Evaluate the definite integral:

${\int }_0^{\pi /2}\frac{{\cos }^{2}x}{1+3{\sin }^{2}x}dx$

• A. $\pi /4$
• B. $\pi /2$
• C. $\pi /6$
• D. $\pi /3$

Answer 1

The correct option is C $\pi /6$

Let $I={\int }_0^{\pi /2}\frac{{\cos }^{2}x}{1+3{\sin }^{2}x}dx$. Then

$I={\int }_0^{\pi /2}\frac{{\cos }^{2}x}{1+3{\sin }^{2}x}dx$. Then,

$I={\int }_0^{\pi /2}\frac{{\sec }^{2}x}{{\sec }^{2}x({\sec }^{2}x+3{\tan }^{2}x)}dx$ [Diving $Numerator$ and $Denominator$ by ${\cos }^{4}x$]

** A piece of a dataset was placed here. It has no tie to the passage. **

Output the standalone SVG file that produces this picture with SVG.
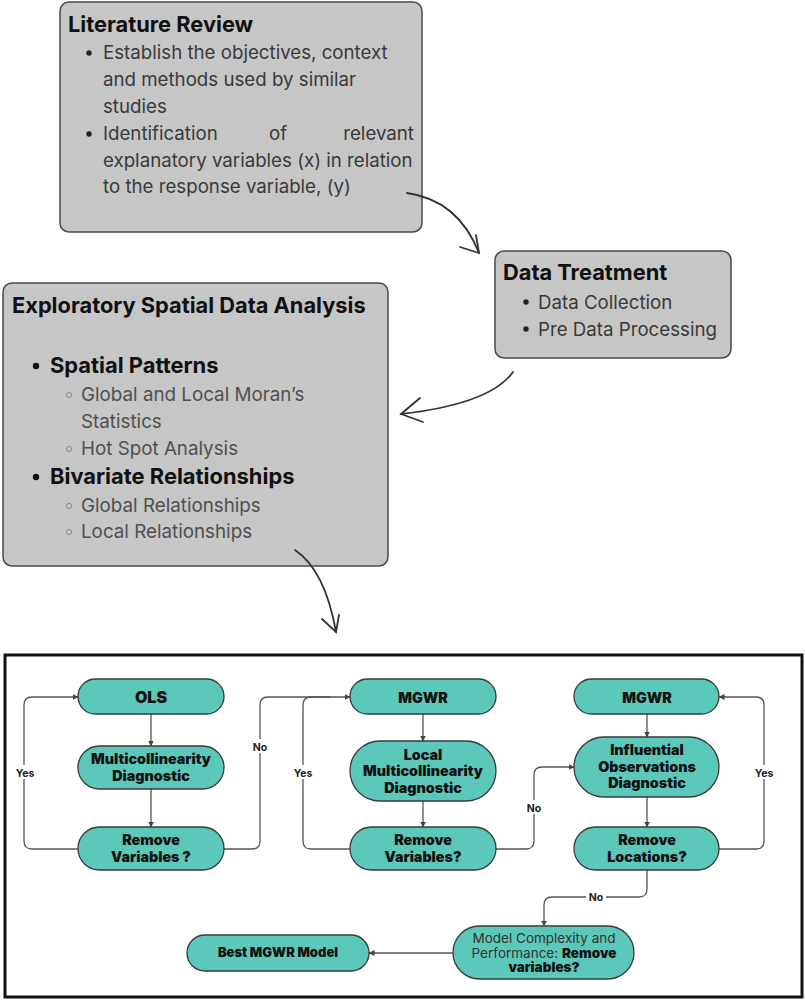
<svg xmlns="http://www.w3.org/2000/svg" width="805" height="1001" viewBox="0 0 805 1001">
<style>
.box{fill:#c6c6c6;stroke:#4a4a4a;stroke-width:1.5}
.ttl{font-family:Inter,"Liberation Sans",sans-serif;font-weight:700;font-size:21.8px;fill:#111}
.txt{font-family:Inter,"Liberation Sans",sans-serif;font-size:18.7px;fill:#3a3a3a}
.sub{font-family:Inter,"Liberation Sans",sans-serif;font-size:18.8px;fill:#505050}
.b2{font-family:Inter,"Liberation Sans",sans-serif;font-weight:700;font-size:21.9px;fill:#111}
.hand{fill:none;stroke:#333;stroke-width:1.8;stroke-linecap:round}
.node{fill:#5bc8ba;stroke:#3a3a3a;stroke-width:1.3}
.nt{font-family:Inter,"Liberation Sans",sans-serif;font-weight:900;font-size:14.3px;fill:#111;text-anchor:middle}
.nr{font-family:Inter,"Liberation Sans",sans-serif;font-size:13.5px;fill:#333;text-anchor:middle}
.con{fill:none;stroke:#555;stroke-width:1.3}
.lbl{font-family:Inter,"Liberation Sans",sans-serif;font-weight:700;font-size:10.5px;fill:#222;text-anchor:middle}
</style>
<defs>
<marker id="ah" markerWidth="6" markerHeight="6" refX="5.5" refY="3" orient="auto" markerUnits="userSpaceOnUse">
<path d="M0,0 L6,3 L0,6 Z" fill="#444"/>
</marker>
</defs>
<rect width="805" height="1001" fill="#fff"/>

<g id="literature-review">
<rect class="box" x="60" y="2" width="362" height="230" rx="9"/>
<text class="ttl" x="68" y="32">Literature Review</text>
<circle cx="89" cy="53" r="2.7" fill="#222"/>
<text class="txt" x="103" y="59">Establish the objectives, context</text>
<text class="txt" x="103" y="86">and methods used by similar</text>
<text class="txt" x="103" y="113">studies</text>
<circle cx="89" cy="134" r="2.7" fill="#222"/>
<text class="txt" x="103" y="140">Identification</text>
<text class="txt" x="278" y="140" text-anchor="middle">of</text>
<text class="txt" x="414" y="140" text-anchor="end">relevant</text>
<text class="txt" x="103" y="167">explanatory variables (x) in relation</text>
<text class="txt" x="103" y="193">to the response variable, (y)</text>
</g>

<g id="data-treatment">
<rect class="box" x="495" y="251" width="236" height="107" rx="9"/>
<text class="ttl" x="503" y="280">Data Treatment</text>
<circle cx="526" cy="302" r="2.7" fill="#222"/>
<text class="txt" x="538" y="309">Data Collection</text>
<circle cx="526" cy="329" r="2.7" fill="#222"/>
<text class="txt" x="538" y="336">Pre Data Processing</text>
</g>

<g id="esda">
<rect class="box" x="3" y="283" width="385" height="283" rx="9"/>
<text class="ttl" x="12" y="313">Exploratory Spatial Data Analysis</text>
<circle cx="36" cy="366" r="3.2" fill="#111"/>
<text class="b2" x="50" y="373">Spatial Patterns</text>
<circle cx="69" cy="395" r="2.6" fill="none" stroke="#888" stroke-width="1"/>
<text class="sub" x="81" y="401">Global and Local Moran’s</text>
<text class="sub" x="81" y="428">Statistics</text>
<circle cx="69" cy="449" r="2.6" fill="none" stroke="#888" stroke-width="1"/>
<text class="sub" x="81" y="455">Hot Spot Analysis</text>
<circle cx="36" cy="477" r="3.2" fill="#111"/>
<text class="b2" x="50" y="484">Bivariate Relationships</text>
<circle cx="69" cy="506" r="2.6" fill="none" stroke="#888" stroke-width="1"/>
<text class="sub" x="81" y="512">Global Relationships</text>
<circle cx="69" cy="532" r="2.6" fill="none" stroke="#888" stroke-width="1"/>
<text class="sub" x="81" y="538">Local Relationships</text>
</g>

<g id="hand-arrows">
<path class="hand" d="M407,193 Q458,200 479,253"/>
<path class="hand" d="M460,247 L479,253 L476,235"/>
<path class="hand" d="M513,372 Q490,404 401,414"/>
<path class="hand" d="M420,398 L401,414 L423,422"/>
<path class="hand" d="M295,550 Q325,570 336,632"/>
<path class="hand" d="M322,619 L336,632 L339,615"/>
</g>

<g id="frame">
<rect x="5" y="655" width="797" height="342" fill="none" stroke="#111" stroke-width="3"/>
</g>

<g id="connectors">
<path class="con" d="M78,849 H32 Q24,849 24,841 V705 Q24,697 32,697 H78" marker-end="url(#ah)"/>
<path class="con" d="M151,714 V746" marker-end="url(#ah)"/>
<path class="con" d="M151,789 V827" marker-end="url(#ah)"/>
<path class="con" d="M224,849 H252 Q260,849 260,841 V705 Q260,697 268,697 H350" marker-end="url(#ah)"/>
<path class="con" d="M350,849 H311 Q303,849 303,841 V705 Q303,697 311,697 H330"/>
<path class="con" d="M423,714 V741" marker-end="url(#ah)"/>
<path class="con" d="M423,801 V827" marker-end="url(#ah)"/>
<path class="con" d="M496,849 H526 Q534,849 534,841 V775 Q534,767 542,767 H574" marker-end="url(#ah)"/>
<path class="con" d="M647,714 V737" marker-end="url(#ah)"/>
<path class="con" d="M647,797 V827" marker-end="url(#ah)"/>
<path class="con" d="M719,849 H756 Q764,849 764,841 V705 Q764,697 756,697 H719" marker-end="url(#ah)"/>
<path class="con" d="M647,870 V889 Q647,897 639,897 H552 Q544,897 544,905 V926" marker-end="url(#ah)"/>
<path class="con" d="M453,953 H369" marker-end="url(#ah)"/>
<rect x="13" y="765" width="24" height="14" fill="#fff"/>
<text class="lbl" x="25" y="777">Yes</text>
<rect x="251" y="739" width="18" height="14" fill="#fff"/>
<text class="lbl" x="260" y="751">No</text>
<rect x="291" y="765" width="24" height="14" fill="#fff"/>
<text class="lbl" x="303" y="777">Yes</text>
<rect x="525" y="800" width="18" height="14" fill="#fff"/>
<text class="lbl" x="534" y="812">No</text>
<rect x="752" y="765" width="24" height="14" fill="#fff"/>
<text class="lbl" x="764" y="777">Yes</text>
<rect x="586" y="890" width="20" height="14" fill="#fff"/>
<text class="lbl" x="596" y="901">No</text>
</g>

<g id="ols">
<rect class="node" x="78" y="679" width="146" height="35" rx="17.5"/>
<text class="nt" x="151" y="703" style="font-size:16px">OLS</text>
</g>
<g id="multicollinearity">
<rect class="node" x="78" y="746" width="146" height="43" rx="21.5"/>
<text class="nt" x="151" y="764">Multicollinearity</text>
<text class="nt" x="151" y="781">Diagnostic</text>
</g>
<g id="remove-variables-1">
<rect class="node" x="78" y="827" width="146" height="43" rx="21.5"/>
<text class="nt" x="151" y="845">Remove</text>
<text class="nt" x="151" y="862">Variables ?</text>
</g>
<g id="mgwr-1">
<rect class="node" x="350" y="679" width="146" height="35" rx="17.5"/>
<text class="nt" x="423" y="703">MGWR</text>
</g>
<g id="local-multicollinearity">
<rect class="node" x="350" y="741" width="146" height="60" rx="30"/>
<text class="nt" x="423" y="760">Local</text>
<text class="nt" x="423" y="776">Multicollinearity</text>
<text class="nt" x="423" y="793">Diagnostic</text>
</g>
<g id="remove-variables-2">
<rect class="node" x="350" y="827" width="146" height="43" rx="21.5"/>
<text class="nt" x="423" y="845">Remove</text>
<text class="nt" x="423" y="862">Variables?</text>
</g>
<g id="mgwr-2">
<rect class="node" x="574" y="679" width="145" height="35" rx="17.5"/>
<text class="nt" x="647" y="703">MGWR</text>
</g>
<g id="influential">
<rect class="node" x="574" y="737" width="145" height="60" rx="30"/>
<text class="nt" x="647" y="755">Influential</text>
<text class="nt" x="647" y="772">Observations</text>
<text class="nt" x="647" y="788">Diagnostic</text>
</g>
<g id="remove-locations">
<rect class="node" x="574" y="827" width="145" height="43" rx="21.5"/>
<text class="nt" x="647" y="845">Remove</text>
<text class="nt" x="647" y="862">Locations?</text>
</g>
<g id="model-complexity">
<rect class="node" x="453" y="926" width="181" height="53" rx="26.5"/>
<text class="nr" x="544" y="943">Model Complexity and</text>
<text class="nr" x="544" y="958">Performance: <tspan style="font-weight:900;fill:#111">Remove</tspan></text>
<text class="nr" x="544" y="972" style="font-weight:900;fill:#111">variables?</text>
</g>
<g id="best-mgwr">
<rect class="node" x="187" y="935" width="182" height="36" rx="18"/>
<text class="nt" x="278" y="957" style="font-size:13px">Best MGWR Model</text>
</g>
</svg>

$\Rightarrow I={\int }_0^{\infty }\frac{1}{(1+t^2)(1+4t^2)}dt$, where $t=\tan x$

$\Rightarrow I=-\frac{1}{3}{\int }_0^{\infty }(\frac{1}{1+t^2}-\frac{4}{1+t^2})dt=-\frac{1}{3}{[{\tan }^{-1}t-2{\tan }^{-1}2t]}_0^{\infty }$

$\Rightarrow =-\frac{1}{3}(\frac{\pi }{2}-\pi )=\frac{\pi }{6}$